Jerry Friedman said,
December 31, 2017 @ 10:40 am
Adrian Morgan: Thank you. I agree that "literary fiction" is also a genre, maybe with sub-genres.
Such things were discussed here in "Annals of overgeneralization" and its sequel, "'Literary' vs. 'popular' fiction again".
DWalker07 said,
January 3, 2018 @ 4:14 pm
Re Genre fiction: Ursula Le Guin interviewed here https://electricliterature.com/ursula-k-le-guin-talks-to-michael-cunningham-about-genres-gender-and-broadening-fiction-57d9c967b9c
Michael Cunningham: Could you talk about that? About the breaking-down of the barriers between “genre” books and the books that are generally piled on the front tables at Barnes & Noble? This is especially important to me, in that I’m always trying to talk readers into venturing into genre fiction, and still encounter a surprising degree of resistance.
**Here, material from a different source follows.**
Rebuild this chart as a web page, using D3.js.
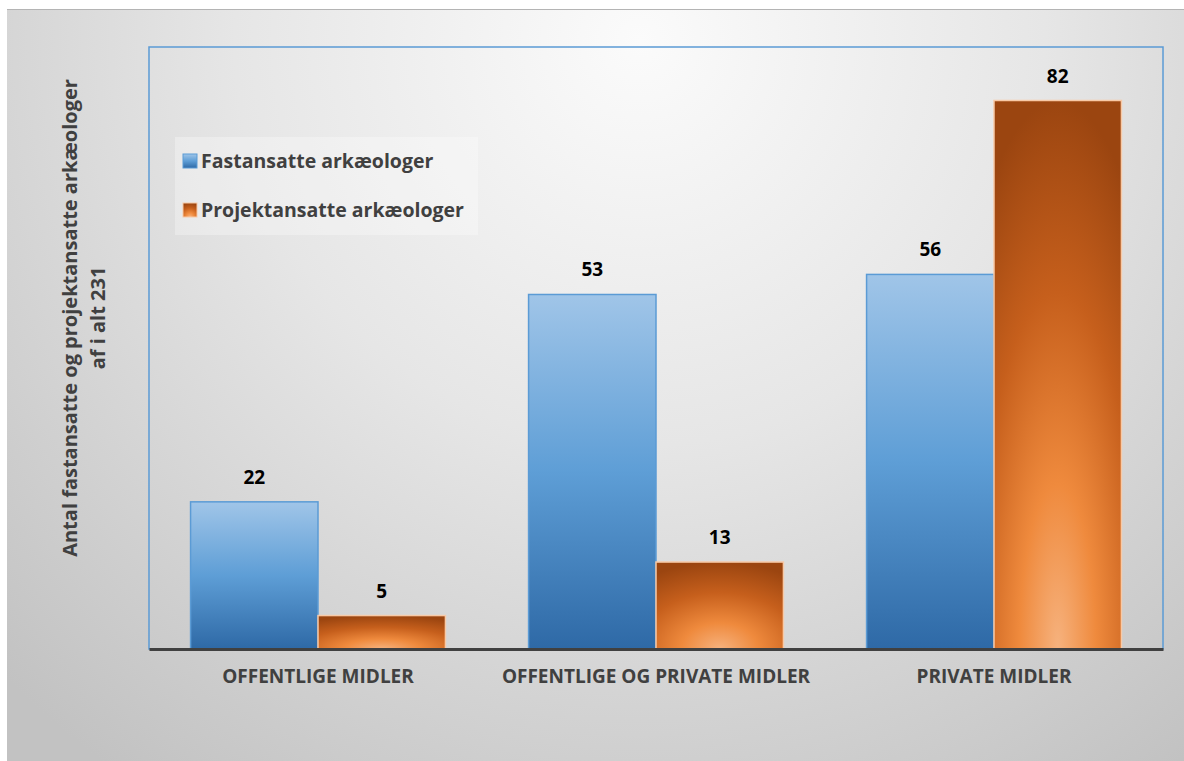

The line, “I don’t read science fiction” emanates from a surprising number of well-educated, erudite mouths.
Ursula K. Le Guin: Well, you’ve said much of what I’d have said, and I’m delighted to hear it said by a writer whose fame is not within a “genre” but in what is still called literary fiction.
And that, of course, is the lingering problem: The maintenance of an arbitrary division between “literature” and “genre,” the refusal to admit that every piece of fiction belongs to a genre, or several of genres.